» WRITTEN REQUEST: Below are entries; repeat exactly, and nothing else, the lines from the one holding "Output the LaTeX" through the one holding "(0,0) rectangle (1358,831);", inclusive. Leave the pictures out.

» DATASET ENTRIES:

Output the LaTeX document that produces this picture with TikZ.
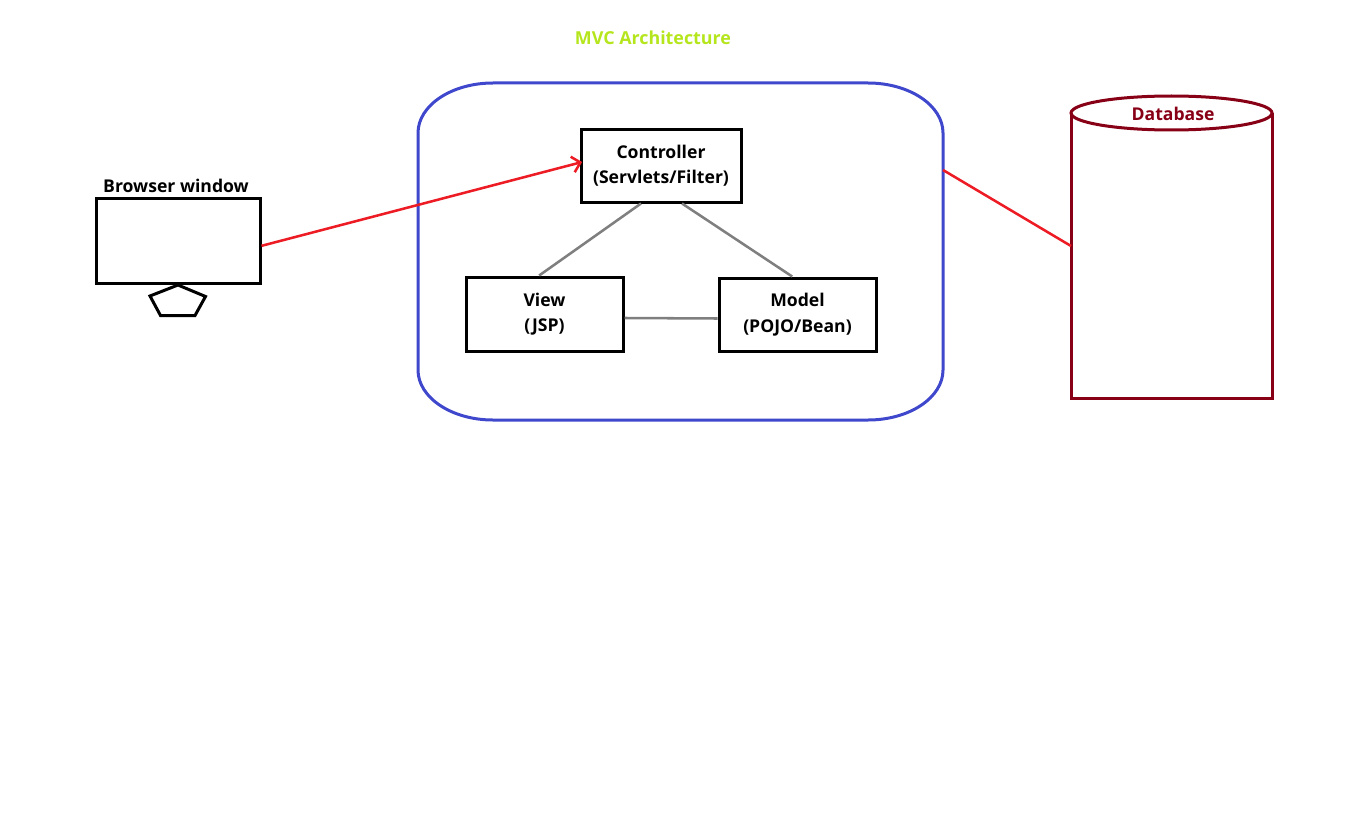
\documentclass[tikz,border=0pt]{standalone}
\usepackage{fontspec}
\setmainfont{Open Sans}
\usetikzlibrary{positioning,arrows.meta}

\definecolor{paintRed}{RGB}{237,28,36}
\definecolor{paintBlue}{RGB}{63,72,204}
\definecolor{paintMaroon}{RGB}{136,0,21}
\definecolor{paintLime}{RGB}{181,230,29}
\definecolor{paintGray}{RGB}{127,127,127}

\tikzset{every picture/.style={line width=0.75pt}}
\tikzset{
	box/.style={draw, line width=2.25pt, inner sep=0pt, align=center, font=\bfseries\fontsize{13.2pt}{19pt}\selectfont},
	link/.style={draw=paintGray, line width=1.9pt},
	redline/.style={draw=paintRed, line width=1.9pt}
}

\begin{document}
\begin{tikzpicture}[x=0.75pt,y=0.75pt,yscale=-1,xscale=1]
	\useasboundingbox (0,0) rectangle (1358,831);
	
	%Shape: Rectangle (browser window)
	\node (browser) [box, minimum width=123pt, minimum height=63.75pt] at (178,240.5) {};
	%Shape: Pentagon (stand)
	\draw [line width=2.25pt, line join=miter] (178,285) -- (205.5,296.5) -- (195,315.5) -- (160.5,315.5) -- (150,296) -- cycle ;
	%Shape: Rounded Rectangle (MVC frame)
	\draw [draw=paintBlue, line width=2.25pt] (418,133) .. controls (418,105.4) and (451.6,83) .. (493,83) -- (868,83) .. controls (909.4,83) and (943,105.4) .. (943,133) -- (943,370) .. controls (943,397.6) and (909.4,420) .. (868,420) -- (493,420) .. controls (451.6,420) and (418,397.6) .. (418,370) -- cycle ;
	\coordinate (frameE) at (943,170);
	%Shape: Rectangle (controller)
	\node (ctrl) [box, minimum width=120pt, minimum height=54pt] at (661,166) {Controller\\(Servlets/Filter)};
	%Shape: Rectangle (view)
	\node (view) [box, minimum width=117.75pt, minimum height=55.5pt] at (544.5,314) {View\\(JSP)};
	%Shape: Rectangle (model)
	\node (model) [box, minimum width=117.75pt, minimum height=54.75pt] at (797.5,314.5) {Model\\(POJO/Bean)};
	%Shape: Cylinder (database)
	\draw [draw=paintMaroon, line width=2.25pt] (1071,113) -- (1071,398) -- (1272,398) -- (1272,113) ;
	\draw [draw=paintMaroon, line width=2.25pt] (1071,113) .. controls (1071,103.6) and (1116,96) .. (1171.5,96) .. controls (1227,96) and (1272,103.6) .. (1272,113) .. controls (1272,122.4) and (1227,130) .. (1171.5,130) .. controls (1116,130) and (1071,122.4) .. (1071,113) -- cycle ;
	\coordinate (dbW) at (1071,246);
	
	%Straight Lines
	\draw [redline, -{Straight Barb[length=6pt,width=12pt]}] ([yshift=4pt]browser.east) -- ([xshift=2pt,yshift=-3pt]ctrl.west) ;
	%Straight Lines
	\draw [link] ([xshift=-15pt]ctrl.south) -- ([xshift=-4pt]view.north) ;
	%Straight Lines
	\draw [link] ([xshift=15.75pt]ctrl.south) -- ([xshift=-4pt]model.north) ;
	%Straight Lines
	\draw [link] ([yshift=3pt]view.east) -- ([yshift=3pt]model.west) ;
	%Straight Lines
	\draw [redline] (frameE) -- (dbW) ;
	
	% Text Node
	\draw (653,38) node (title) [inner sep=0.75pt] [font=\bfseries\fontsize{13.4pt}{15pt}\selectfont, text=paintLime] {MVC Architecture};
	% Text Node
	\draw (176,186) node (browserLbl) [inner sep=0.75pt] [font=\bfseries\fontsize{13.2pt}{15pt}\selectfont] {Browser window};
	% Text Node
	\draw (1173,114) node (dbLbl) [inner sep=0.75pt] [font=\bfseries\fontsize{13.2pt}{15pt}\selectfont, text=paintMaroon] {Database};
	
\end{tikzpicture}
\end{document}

---

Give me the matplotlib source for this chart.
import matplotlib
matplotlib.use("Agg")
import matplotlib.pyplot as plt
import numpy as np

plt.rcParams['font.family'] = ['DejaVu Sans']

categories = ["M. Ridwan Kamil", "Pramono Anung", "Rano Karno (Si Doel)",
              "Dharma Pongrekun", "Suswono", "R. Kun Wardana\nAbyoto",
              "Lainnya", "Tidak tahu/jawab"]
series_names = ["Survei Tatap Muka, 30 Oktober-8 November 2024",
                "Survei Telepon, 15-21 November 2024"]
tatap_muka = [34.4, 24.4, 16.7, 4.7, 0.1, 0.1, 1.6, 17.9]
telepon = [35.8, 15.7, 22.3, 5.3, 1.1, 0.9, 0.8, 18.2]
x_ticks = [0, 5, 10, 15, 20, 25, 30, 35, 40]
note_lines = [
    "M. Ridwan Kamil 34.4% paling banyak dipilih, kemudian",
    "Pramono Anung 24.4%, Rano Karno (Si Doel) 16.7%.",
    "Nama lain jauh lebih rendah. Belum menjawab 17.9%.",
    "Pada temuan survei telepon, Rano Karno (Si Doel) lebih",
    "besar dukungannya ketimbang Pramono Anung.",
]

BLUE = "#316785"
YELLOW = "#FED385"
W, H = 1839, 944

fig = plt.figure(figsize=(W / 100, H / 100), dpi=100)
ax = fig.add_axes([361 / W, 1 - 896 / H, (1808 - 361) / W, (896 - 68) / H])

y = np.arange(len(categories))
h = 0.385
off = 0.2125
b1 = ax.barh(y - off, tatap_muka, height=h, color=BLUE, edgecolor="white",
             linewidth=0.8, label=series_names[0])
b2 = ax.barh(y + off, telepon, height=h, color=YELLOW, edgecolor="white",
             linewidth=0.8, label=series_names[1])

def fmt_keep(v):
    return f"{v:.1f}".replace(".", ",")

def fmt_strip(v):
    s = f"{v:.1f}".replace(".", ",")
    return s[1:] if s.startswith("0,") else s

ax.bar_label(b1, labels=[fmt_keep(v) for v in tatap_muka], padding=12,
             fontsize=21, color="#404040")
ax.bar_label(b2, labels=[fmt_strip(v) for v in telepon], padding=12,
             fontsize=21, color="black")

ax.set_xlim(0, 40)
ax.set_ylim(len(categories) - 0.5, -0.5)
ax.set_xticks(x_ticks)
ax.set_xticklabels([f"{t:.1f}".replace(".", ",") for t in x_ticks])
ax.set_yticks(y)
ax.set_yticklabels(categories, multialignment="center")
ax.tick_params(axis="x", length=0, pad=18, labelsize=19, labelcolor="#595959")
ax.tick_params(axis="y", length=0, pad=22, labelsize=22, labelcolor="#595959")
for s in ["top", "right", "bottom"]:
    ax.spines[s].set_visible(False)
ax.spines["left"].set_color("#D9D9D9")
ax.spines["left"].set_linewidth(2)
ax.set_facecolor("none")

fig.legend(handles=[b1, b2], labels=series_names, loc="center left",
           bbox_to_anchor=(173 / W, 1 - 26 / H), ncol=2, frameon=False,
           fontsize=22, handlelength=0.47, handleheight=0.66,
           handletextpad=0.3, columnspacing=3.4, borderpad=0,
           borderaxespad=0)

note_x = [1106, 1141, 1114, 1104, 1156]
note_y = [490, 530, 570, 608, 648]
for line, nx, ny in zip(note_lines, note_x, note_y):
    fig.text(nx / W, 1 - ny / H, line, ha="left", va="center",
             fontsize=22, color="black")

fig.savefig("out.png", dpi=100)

» ANSWER FOR THE TASK:
Output the LaTeX document that produces this picture with TikZ.
\documentclass[tikz,border=0pt]{standalone}
\usepackage{fontspec}
\setmainfont{Open Sans}
\usetikzlibrary{positioning,arrows.meta}

\definecolor{paintRed}{RGB}{237,28,36}
\definecolor{paintBlue}{RGB}{63,72,204}
\definecolor{paintMaroon}{RGB}{136,0,21}
\definecolor{paintLime}{RGB}{181,230,29}
\definecolor{paintGray}{RGB}{127,127,127}

\tikzset{every picture/.style={line width=0.75pt}}
\tikzset{
	box/.style={draw, line width=2.25pt, inner sep=0pt, align=center, font=\bfseries\fontsize{13.2pt}{19pt}\selectfont},
	link/.style={draw=paintGray, line width=1.9pt},
	redline/.style={draw=paintRed, line width=1.9pt}
}

\begin{document}
\begin{tikzpicture}[x=0.75pt,y=0.75pt,yscale=-1,xscale=1]
	\useasboundingbox (0,0) rectangle (1358,831);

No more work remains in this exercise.